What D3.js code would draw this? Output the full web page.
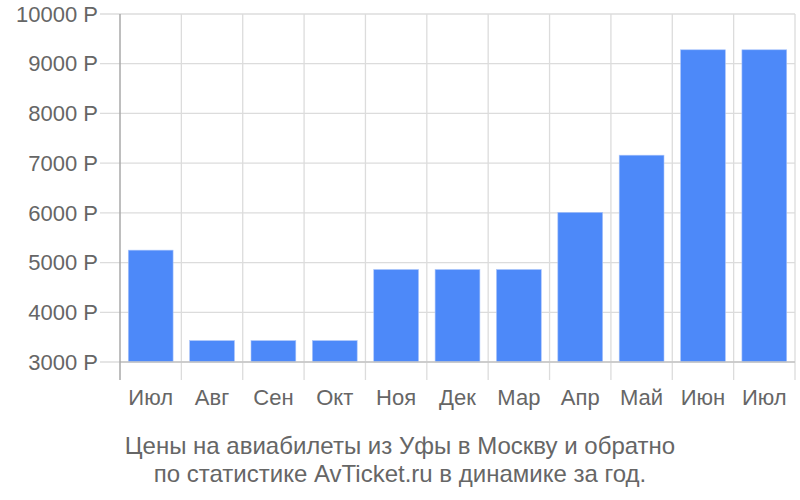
<!DOCTYPE html>
<html><head><meta charset="utf-8">
<script src="https://cdnjs.cloudflare.com/ajax/libs/d3/7.8.5/d3.min.js"></script>
<style>body{margin:0;background:#fff;} text{font-family:"Liberation Sans",Arial,sans-serif;}</style>
</head><body>
<svg id="c" width="800" height="500"></svg>
<script>
const categories = ["Июл","Авг","Сен","Окт","Ноя","Дек","Мар","Апр","Май","Июн","Июл"];
const prices = [5250, 3430, 3430, 3430, 4860, 4860, 4860, 6010, 7160, 9280, 9280];
const yTicks = [3000, 4000, 5000, 6000, 7000, 8000, 9000, 10000];
const titleLines = ["Цены на авиабилеты из Уфы в Москву и обратно", "по статистике AvTicket.ru в динамике за год."];

(function () {
const svg = d3.select("#c");
const pLeft = 120, pRight = 795, pTop = 14, pBottom = 362;
const x = d3.scaleBand().domain(d3.range(categories.length)).range([pLeft, pRight]).paddingInner(0.27).paddingOuter(0.135);
const xg = d3.scaleLinear().domain([0, categories.length]).range([pLeft, pRight]);
const y = d3.scaleLinear().domain([3000, 10000]).range([pBottom, pTop]);

// horizontal grid
svg.append("g").selectAll("line").data(yTicks).join("line")
  .attr("x1", 100).attr("x2", pRight).attr("y1", d => y(d)).attr("y2", d => y(d))
  .attr("stroke", "#dcdcdc").attr("stroke-width", 1.3);
// vertical grid
svg.append("g").selectAll("line").data(d3.range(1, categories.length + 1)).join("line")
  .attr("x1", d => xg(d)).attr("x2", d => xg(d)).attr("y1", pTop).attr("y2", 380)
  .attr("stroke", "#dcdcdc").attr("stroke-width", 1.3);

// bars
svg.append("g").selectAll("rect").data(prices).join("rect")
  .attr("x", (d, i) => x(i)).attr("width", x.bandwidth())
  .attr("y", d => y(d)).attr("height", d => y(3000) - y(d))
  .attr("fill", "#4d89f9").attr("stroke", "#a9c4fb").attr("stroke-width", 0.6);

// baseline and y axis
svg.append("line").attr("x1", pLeft).attr("x2", pRight).attr("y1", pBottom).attr("y2", pBottom)
  .attr("stroke", "#c4c4c4").attr("stroke-width", 1.3);
svg.append("line").attr("x1", pLeft).attr("x2", pLeft).attr("y1", pTop).attr("y2", 380)
  .attr("stroke", "#a8a8a8").attr("stroke-width", 1.5);

// y labels
svg.append("g").selectAll("text").data(yTicks).join("text")
  .attr("x", 98).attr("y", d => y(d)).attr("dy", "0.35em").attr("text-anchor", "end")
  .attr("font-size", 22).attr("fill", "#666").text(d => d + " Р");

// x labels
svg.append("g").selectAll("text").data(categories).join("text")
  .attr("x", (d, i) => x(i) + x.bandwidth() / 2).attr("y", 397).attr("dy", "0.35em")
  .attr("text-anchor", "middle").attr("font-size", 22).attr("fill", "#666").text(d => d);

// title
svg.append("g").selectAll("text").data(titleLines).join("text")
  .attr("x", 400).attr("y", (d, i) => 446 + i * 28).attr("dy", "0.35em")
  .attr("text-anchor", "middle").attr("font-size", 24).attr("fill", "#666").text(d => d);
})();
</script>
</body></html>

Your instructions
Every line of the data should be copied as it stands, without the images.

Written response
What D3.js code would draw this? Output the full web page.
<!DOCTYPE html>
<html><head><meta charset="utf-8">
<script src="https://cdnjs.cloudflare.com/ajax/libs/d3/7.8.5/d3.min.js"></script>
<style>body{margin:0;background:#fff;} text{font-family:"Liberation Sans",Arial,sans-serif;}</style>
</head><body>
<svg id="c" width="800" height="500"></svg>
<script>
const categories = ["Июл","Авг","Сен","Окт","Ноя","Дек","Мар","Апр","Май","Июн","Июл"];
const prices = [5250, 3430, 3430, 3430, 4860, 4860, 4860, 6010, 7160, 9280, 9280];
const yTicks = [3000, 4000, 5000, 6000, 7000, 8000, 9000, 10000];
const titleLines = ["Цены на авиабилеты из Уфы в Москву и обратно", "по статистике AvTicket.ru в динамике за год."];

(function () {
const svg = d3.select("#c");
const pLeft = 120, pRight = 795, pTop = 14, pBottom = 362;
const x = d3.scaleBand().domain(d3.range(categories.length)).range([pLeft, pRight]).paddingInner(0.27).paddingOuter(0.135);
const xg = d3.scaleLinear().domain([0, categories.length]).range([pLeft, pRight]);
const y = d3.scaleLinear().domain([3000, 10000]).range([pBottom, pTop]);

// horizontal grid
svg.append("g").selectAll("line").data(yTicks).join("line")
  .attr("x1", 100).attr("x2", pRight).attr("y1", d => y(d)).attr("y2", d => y(d))
  .attr("stroke", "#dcdcdc").attr("stroke-width", 1.3);
// vertical grid
svg.append("g").selectAll("line").data(d3.range(1, categories.length + 1)).join("line")
  .attr("x1", d => xg(d)).attr("x2", d => xg(d)).attr("y1", pTop).attr("y2", 380)
  .attr("stroke", "#dcdcdc").attr("stroke-width", 1.3);

// bars
svg.append("g").selectAll("rect").data(prices).join("rect")
  .attr("x", (d, i) => x(i)).attr("width", x.bandwidth())
  .attr("y", d => y(d)).attr("height", d => y(3000) - y(d))
  .attr("fill", "#4d89f9").attr("stroke", "#a9c4fb").attr("stroke-width", 0.6);

// baseline and y axis
svg.append("line").attr("x1", pLeft).attr("x2", pRight).attr("y1", pBottom).attr("y2", pBottom)
  .attr("stroke", "#c4c4c4").attr("stroke-width", 1.3);
svg.append("line").attr("x1", pLeft).attr("x2", pLeft).attr("y1", pTop).attr("y2", 380)
  .attr("stroke", "#a8a8a8").attr("stroke-width", 1.5);

// y labels
svg.append("g").selectAll("text").data(yTicks).join("text")
  .attr("x", 98).attr("y", d => y(d)).attr("dy", "0.35em").attr("text-anchor", "end")
  .attr("font-size", 22).attr("fill", "#666").text(d => d + " Р");

// x labels
svg.append("g").selectAll("text").data(categories).join("text")
  .attr("x", (d, i) => x(i) + x.bandwidth() / 2).attr("y", 397).attr("dy", "0.35em")
  .attr("text-anchor", "middle").attr("font-size", 22).attr("fill", "#666").text(d => d);

// title
svg.append("g").selectAll("text").data(titleLines).join("text")
  .attr("x", 400).attr("y", (d, i) => 446 + i * 28).attr("dy", "0.35em")
  .attr("text-anchor", "middle").attr("font-size", 24).attr("fill", "#666").text(d => d);
})();
</script>
</body></html>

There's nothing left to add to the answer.